Strip the pictures and reproduce the rest of the listing exactly.

** begin **

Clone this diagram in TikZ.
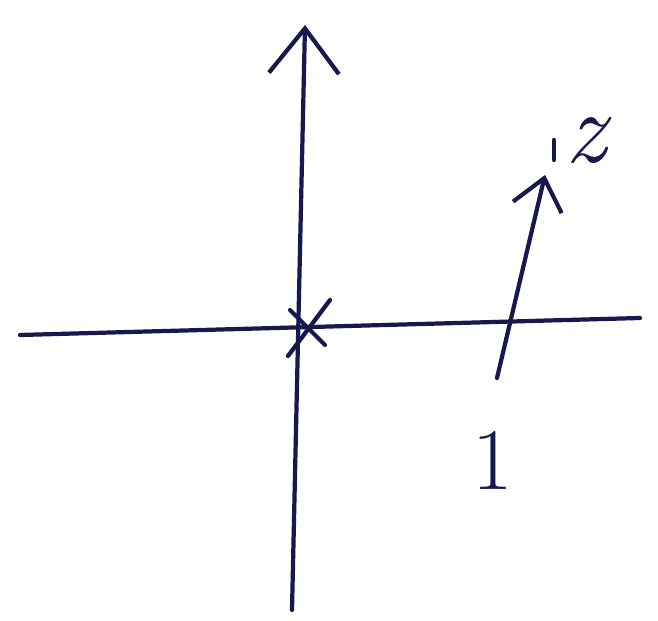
\documentclass[tikz,border=0pt]{standalone}
\usetikzlibrary{arrows.meta}
\definecolor{inchiostro}{RGB}{22,24,78}
\begin{document}
\begin{tikzpicture}[>={Straight Barb[length=9mm,width=14mm]}, line width=2.4pt, line cap=round, inchiostro]
        \useasboundingbox (0,0) rectangle (13.16,12.42);
        % Origine
        \coordinate (O) at (6.1, 5.92);

        % Estremi degli assi
        \coordinate (Xsx) at (0.4, 5.72);
        \coordinate (Xdx) at (12.8, 6.06);
        \coordinate (Ygiu) at (5.84, 0.22);
        \coordinate (Ysu) at (6.1, 11.92);

        % Punto 1 e numero z
        \coordinate (T) at (9.94, 4.86);
        \coordinate (Zf) at (10.9, 8.92);
        \coordinate (Zp) at (11.08, 9.42);

        % Assi
        \draw (Xsx) -- (Xdx);
        \draw[->] (Ygiu) -- (Ysu);

        % Croce nell'origine
        \draw ([shift={(-0.34,-0.62)}]O) -- ([shift={(0.5,0.5)}]O);
        \draw ([shift={(-0.3,0.3)}]O) -- ([shift={(0.4,-0.4)}]O);

        % Vettore da 1 verso z
        \draw[-{Straight Barb[length=6mm,width=10mm]}] (T) -- (Zf);
        \draw ([yshift=0.2cm]Zp) -- ([yshift=-0.2cm]Zp);

        % Etichette
        \node[font=\fontsize{58}{60}\selectfont\itshape] (lz) at (11.72, 9.6) {z};
        \node[font=\fontsize{50}{52}\selectfont] (l1) at (9.86, 3.22) {1};

    \end{tikzpicture}
\end{document}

** end **

_ANSWER TO THIS EXERCISE:_
Clone this diagram in TikZ.
\documentclass[tikz,border=0pt]{standalone}
\usetikzlibrary{arrows.meta}
\definecolor{inchiostro}{RGB}{22,24,78}
\begin{document}
\begin{tikzpicture}[>={Straight Barb[length=9mm,width=14mm]}, line width=2.4pt, line cap=round, inchiostro]
        \useasboundingbox (0,0) rectangle (13.16,12.42);
        % Origine
        \coordinate (O) at (6.1, 5.92);

        % Estremi degli assi
        \coordinate (Xsx) at (0.4, 5.72);
        \coordinate (Xdx) at (12.8, 6.06);
        \coordinate (Ygiu) at (5.84, 0.22);
        \coordinate (Ysu) at (6.1, 11.92);

        % Punto 1 e numero z
        \coordinate (T) at (9.94, 4.86);
        \coordinate (Zf) at (10.9, 8.92);
        \coordinate (Zp) at (11.08, 9.42);

        % Assi
        \draw (Xsx) -- (Xdx);
        \draw[->] (Ygiu) -- (Ysu);

        % Croce nell'origine
        \draw ([shift={(-0.34,-0.62)}]O) -- ([shift={(0.5,0.5)}]O);
        \draw ([shift={(-0.3,0.3)}]O) -- ([shift={(0.4,-0.4)}]O);

        % Vettore da 1 verso z
        \draw[-{Straight Barb[length=6mm,width=10mm]}] (T) -- (Zf);
        \draw ([yshift=0.2cm]Zp) -- ([yshift=-0.2cm]Zp);

        % Etichette
        \node[font=\fontsize{58}{60}\selectfont\itshape] (lz) at (11.72, 9.6) {z};
        \node[font=\fontsize{50}{52}\selectfont] (l1) at (9.86, 3.22) {1};

    \end{tikzpicture}
\end{document}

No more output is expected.